**Goal of the exercise**
Provide an exact copy of the data, excluding the images.
◇ ◇ ◇ ◇ ◇ ◇ ◇
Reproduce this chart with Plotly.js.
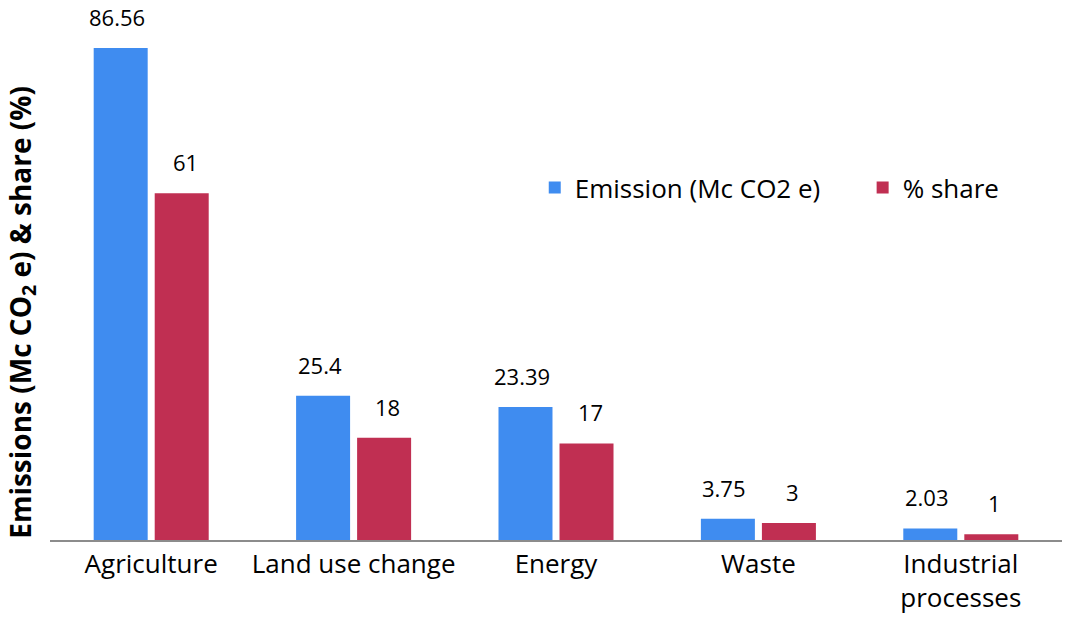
<!DOCTYPE html>
<html>
<head>
<meta charset="utf-8">
<script src="https://cdn.plot.ly/plotly-3.0.1.min.js"></script>
<style>
  html, body { margin: 0; padding: 0; background: #fff; }
  #chart { width: 1067px; height: 617px; }
</style>
</head>
<body>
<div id="chart"></div>
<script>
const sectors = ['Agriculture', 'Land use change', 'Energy', 'Waste', 'Industrial<br>processes'];
const emission = [86.56, 25.4, 23.39, 3.75, 2.03];
const share = [61, 18, 17, 3, 1];
const emissionLabels = ['86.56', '25.4', '23.39', '3.75', '2.03'];
const shareLabels = ['61', '18', '17', '3', '1'];

const BLUE = '#3f8cf0';
const RED = '#c02f52';
const FONT = '"Open Sans", sans-serif';

const traces = [
    {
        x: sectors,
        y: emission,
        type: 'bar',
        name: 'Emission (Mc CO2 e)',
        marker: { color: BLUE },
        legend: 'legend',
        hoverinfo: 'skip'
    },
    {
        x: sectors,
        y: share,
        type: 'bar',
        name: '% share',
        marker: { color: RED },
        legend: 'legend2',
        hoverinfo: 'skip'
    }
];

// value labels sit well above each bar, like the original
const annotations = [];
sectors.forEach((s, i) => {
    annotations.push({
        x: s, y: emission[i], xref: 'x', yref: 'y',
        text: emissionLabels[i], showarrow: false,
        xanchor: 'center', yanchor: 'bottom', xshift: -34, yshift: 14,
        font: { family: FONT, size: 22, color: '#000' }
    });
    annotations.push({
        x: s, y: share[i], xref: 'x', yref: 'y',
        text: shareLabels[i], showarrow: false,
        xanchor: 'center', yanchor: 'bottom', xshift: 34, yshift: 14,
        font: { family: FONT, size: 22, color: '#000' }
    });
});

// y title drawn as an annotation so it can sit a bit low, as in the original
annotations.push({
    xref: 'paper', yref: 'paper',
    x: -0.028, y: 0.43,
    xanchor: 'center', yanchor: 'middle',
    textangle: -90,
    showarrow: false,
    text: '<b>Emissions (Mc CO<sub>2</sub> e) & share (%)</b>',
    font: { family: FONT, size: 28, color: '#000' }
});

const legendBase = {
    orientation: 'h',
    y: 0.665,
    xanchor: 'left', yanchor: 'middle',
    font: { family: FONT, size: 26, color: '#000' },
    bgcolor: 'rgba(0,0,0,0)',
    itemwidth: 30
};

const layout = {
    width: 1067,
    height: 617,
    paper_bgcolor: '#fff',
    plot_bgcolor: '#fff',
    font: { family: FONT, size: 26, color: '#000' },
    margin: { l: 50, r: 5, t: 10, b: 77 },
    barmode: 'group',
    bargap: 0.397,
    bargroupgap: 0.115,
    showlegend: true,
    legend: Object.assign({}, legendBase, { x: 0.479 }),
    legend2: Object.assign({}, legendBase, { x: 0.803 }),
    xaxis: {
        showline: true,
        linecolor: '#8c8c8c',
        linewidth: 2,
        ticks: '',
        showgrid: false,
        tickfont: { family: FONT, size: 26, color: '#000' },
        fixedrange: true
    },
    yaxis: {
        range: [0, 93.25],
        showgrid: false,
        zeroline: false,
        showticklabels: false,
        ticks: '',
        fixedrange: true,
        automargin: false
    },
    annotations: annotations
};

Plotly.newPlot('chart', traces, layout, { displayModeBar: false, staticPlot: true });
</script>
</body>
</html>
◇ ◇ ◇ ◇ ◇ ◇ ◇
**Expected answer**
Reproduce this chart with Plotly.js.
<!DOCTYPE html>
<html>
<head>
<meta charset="utf-8">
<script src="https://cdn.plot.ly/plotly-3.0.1.min.js"></script>
<style>
  html, body { margin: 0; padding: 0; background: #fff; }
  #chart { width: 1067px; height: 617px; }
</style>
</head>
<body>
<div id="chart"></div>
<script>
const sectors = ['Agriculture', 'Land use change', 'Energy', 'Waste', 'Industrial<br>processes'];
const emission = [86.56, 25.4, 23.39, 3.75, 2.03];
const share = [61, 18, 17, 3, 1];
const emissionLabels = ['86.56', '25.4', '23.39', '3.75', '2.03'];
const shareLabels = ['61', '18', '17', '3', '1'];

const BLUE = '#3f8cf0';
const RED = '#c02f52';
const FONT = '"Open Sans", sans-serif';

const traces = [
    {
        x: sectors,
        y: emission,
        type: 'bar',
        name: 'Emission (Mc CO2 e)',
        marker: { color: BLUE },
        legend: 'legend',
        hoverinfo: 'skip'
    },
    {
        x: sectors,
        y: share,
        type: 'bar',
        name: '% share',
        marker: { color: RED },
        legend: 'legend2',
        hoverinfo: 'skip'
    }
];

// value labels sit well above each bar, like the original
const annotations = [];
sectors.forEach((s, i) => {
    annotations.push({
        x: s, y: emission[i], xref: 'x', yref: 'y',
        text: emissionLabels[i], showarrow: false,
        xanchor: 'center', yanchor: 'bottom', xshift: -34, yshift: 14,
        font: { family: FONT, size: 22, color: '#000' }
    });
    annotations.push({
        x: s, y: share[i], xref: 'x', yref: 'y',
        text: shareLabels[i], showarrow: false,
        xanchor: 'center', yanchor: 'bottom', xshift: 34, yshift: 14,
        font: { family: FONT, size: 22, color: '#000' }
    });
});

// y title drawn as an annotation so it can sit a bit low, as in the original
annotations.push({
    xref: 'paper', yref: 'paper',
    x: -0.028, y: 0.43,
    xanchor: 'center', yanchor: 'middle',
    textangle: -90,
    showarrow: false,
    text: '<b>Emissions (Mc CO<sub>2</sub> e) & share (%)</b>',
    font: { family: FONT, size: 28, color: '#000' }
});

const legendBase = {
    orientation: 'h',
    y: 0.665,
    xanchor: 'left', yanchor: 'middle',
    font: { family: FONT, size: 26, color: '#000' },
    bgcolor: 'rgba(0,0,0,0)',
    itemwidth: 30
};

const layout = {
    width: 1067,
    height: 617,
    paper_bgcolor: '#fff',
    plot_bgcolor: '#fff',
    font: { family: FONT, size: 26, color: '#000' },
    margin: { l: 50, r: 5, t: 10, b: 77 },
    barmode: 'group',
    bargap: 0.397,
    bargroupgap: 0.115,
    showlegend: true,
    legend: Object.assign({}, legendBase, { x: 0.479 }),
    legend2: Object.assign({}, legendBase, { x: 0.803 }),
    xaxis: {
        showline: true,
        linecolor: '#8c8c8c',
        linewidth: 2,
        ticks: '',
        showgrid: false,
        tickfont: { family: FONT, size: 26, color: '#000' },
        fixedrange: true
    },
    yaxis: {
        range: [0, 93.25],
        showgrid: false,
        zeroline: false,
        showticklabels: false,
        ticks: '',
        fixedrange: true,
        automargin: false
    },
    annotations: annotations
};

Plotly.newPlot('chart', traces, layout, { displayModeBar: false, staticPlot: true });
</script>
</body>
</html>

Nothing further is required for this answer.